Ask HN: How to monetize 10 million photos - techvibe

I have to opportunity to buy about 10 million photos for pretty small amount. The photos are from amateur photographers and I would get the exclusive right to do, what I want with photos.<p>What can I do with 10 million photos?
1. sell the high quality photos as stock image an delete the rest.
2. put all photos on a site an monetize them with ads. I much can I earn with ads around photos?<p>thanks
======
_delirium
I would guess your chances of doing #2 are not much higher after buying the
photos than they are right now, unless the photos provide something in
particular that's interesting that you can exploit. There are a large number
of freely-licensed photographs on the web that you can use free right now:
everything from NASA photos to things people on flickr tag as cc-by or cc-by-
sa, to a ton of stuff contributed to Wikimedia Commons.

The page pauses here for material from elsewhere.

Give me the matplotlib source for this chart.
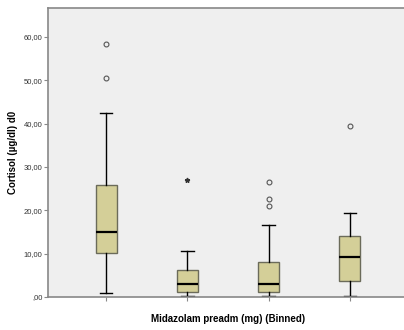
import matplotlib
matplotlib.use("Agg")
import matplotlib.pyplot as plt

# five-number summaries
groups = ["1", "2", "3", "4"]
whislo = [0.85, 0.15, 0.2, 0.3]
q1 = [10.2, 1.15, 1.15, 3.8]
med = [15.1, 2.9, 3.1, 9.2]
q3 = [25.8, 6.25, 8.0, 14.0]
whishi = [42.5, 10.6, 16.6, 19.4]
outliers = [[58.4, 50.5], [], [26.6, 22.7, 21.1], [39.5]]
extremes = [[], [27.0], [], []]

yticks = [0, 10, 20, 30, 40, 50, 60]
ytick_labels = [",00", "10,00", "20,00", "30,00", "40,00", "50,00", "60,00"]

plt.rcParams['font.family'] = ['Liberation Sans', 'DejaVu Sans']

fig = plt.figure(figsize=(4.04, 3.30), dpi=100)
ax = fig.add_axes([48/404, 33/330, 360/404, 289/330])
ax.set_facecolor("#efefef")

stats = []
for i in range(len(groups)):
    stats.append({"whislo": whislo[i], "q1": q1[i], "med": med[i],
                  "q3": q3[i], "whishi": whishi[i], "fliers": outliers[i],
                  "label": ""})

pos = list(range(1, len(groups) + 1))
ax.bxp(stats, positions=pos, widths=0.255, patch_artist=True,
       boxprops=dict(facecolor="#d4cf98", edgecolor="#6b6b5a", linewidth=1),
       medianprops=dict(color="black", linewidth=1.6),
       whiskerprops=dict(color="black", linewidth=1),
       capprops=dict(color="black", linewidth=1),
       capwidths=0.15,
       flierprops=dict(marker="o", markersize=3.5, markerfacecolor="none",
                       markeredgecolor="#555555", markeredgewidth=0.8))

for p, ex in zip(pos, extremes):
    if ex:
        ax.plot([p] * len(ex), ex, linestyle="none", marker="*",
                markersize=3.5, color="#333333")

ax.set_xlim(0.28, 4.72)
ax.set_ylim(0, 66.7)
ax.set_yticks(yticks)
ax.set_yticklabels(ytick_labels, fontsize=5.5, color="#333333")
ax.set_xticks(pos)
ax.set_xticklabels([""] * len(pos))
ax.tick_params(axis="y", length=3, width=0.8, color="#888888", pad=1)
ax.tick_params(axis="x", length=3, width=0.8, color="#888888")

for s in ["top", "left", "bottom"]:
    ax.spines[s].set_color("#888888")
    ax.spines[s].set_linewidth(1.2)
ax.spines["right"].set_visible(False)

ax.set_ylabel("Cortisol (µg/dl) d0", fontsize=7, fontweight="bold", labelpad=4)
ax.set_xlabel("Midazolam preadm (mg) (Binned)", fontsize=7, fontweight="bold", labelpad=6)

fig.savefig("out.png", dpi=100)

You could take those,
stick them on a website somewhere, and slap ads on them (and people do that).
What will 10 million new photographs add? Unique content that isn't already
republished elsewhere, of course, but how valuable is that to the image-farm-
with-ads endeavor? Will users even _know_ that your images are unique rather
than copied from Wikipedia/Flickr/wherever? My guess is that most won't, at
least if you display them as a jumbled aggregate set of images: a random
unsorted 1 million images from one place versus a random unsorted 1 million
images from another place.

It's possible there's interesting subsets buried in there that do 1) provide
unique content not already available on the internet, and 2) that you would be
able to drive traffic to. I suspect it would be a lot of labor to sort and
figure out if that's true, though.

------
michael_dorfman
#1 is dependent upon the quality of the photos. #2 is dependent upon your
ability to drive traffic to the photos (which may be proportional to the
quality of the photos.)

This is totally not my field, but I suspect there may be a very good reason
why you are able to buy 10 million assorted amateur photos very cheaply, and
that's assuming that the rights are all in order (i.e., each of the
photographers have signed documents transferring the rights to the photos to
you.)

------
jmenu
Give away 10 or so images for signing up and then charge a quarter for each
down load, giving the user a license to use the image on a website or print
run of 100,000 or less. Then encourage users to upload their images and share
the revenue with them, 20% would be good. As you get more users you could add
different sizes for different prices, $1 for a web image and up to $50 for a
bill board size. It worked for istockphoto.com. If this images cover the gamut
of genres, I would contact anyone that has anything to do with design,
architects, we developers, interior designers.

------
emrahyalaz
1\. Put them on a site, 2\. Sort by metadata 3\. Let users vote on what they
like (think "hot or not") 4\. When user hits a threshold of X votes, give them
a free photo. 5\. Sell/rent preference data > pros who use photos: designers,
architects etc >to camera companies to use in R&D and improving digital
cameras >to education outfits that train photographers > pros who use color:
fashion designers, paint manufacturers

------
techvibe
Thank yor for your comments, The photos has an arrange quality, like most
photos on Flickr, but they are unique, most of them are not published
elsewhere.

The don't have meta data, but most of them has a short description. I have
some data, like gender and location, about the photographers

------
staunch
Do you have metadata on each photo? If so, how much?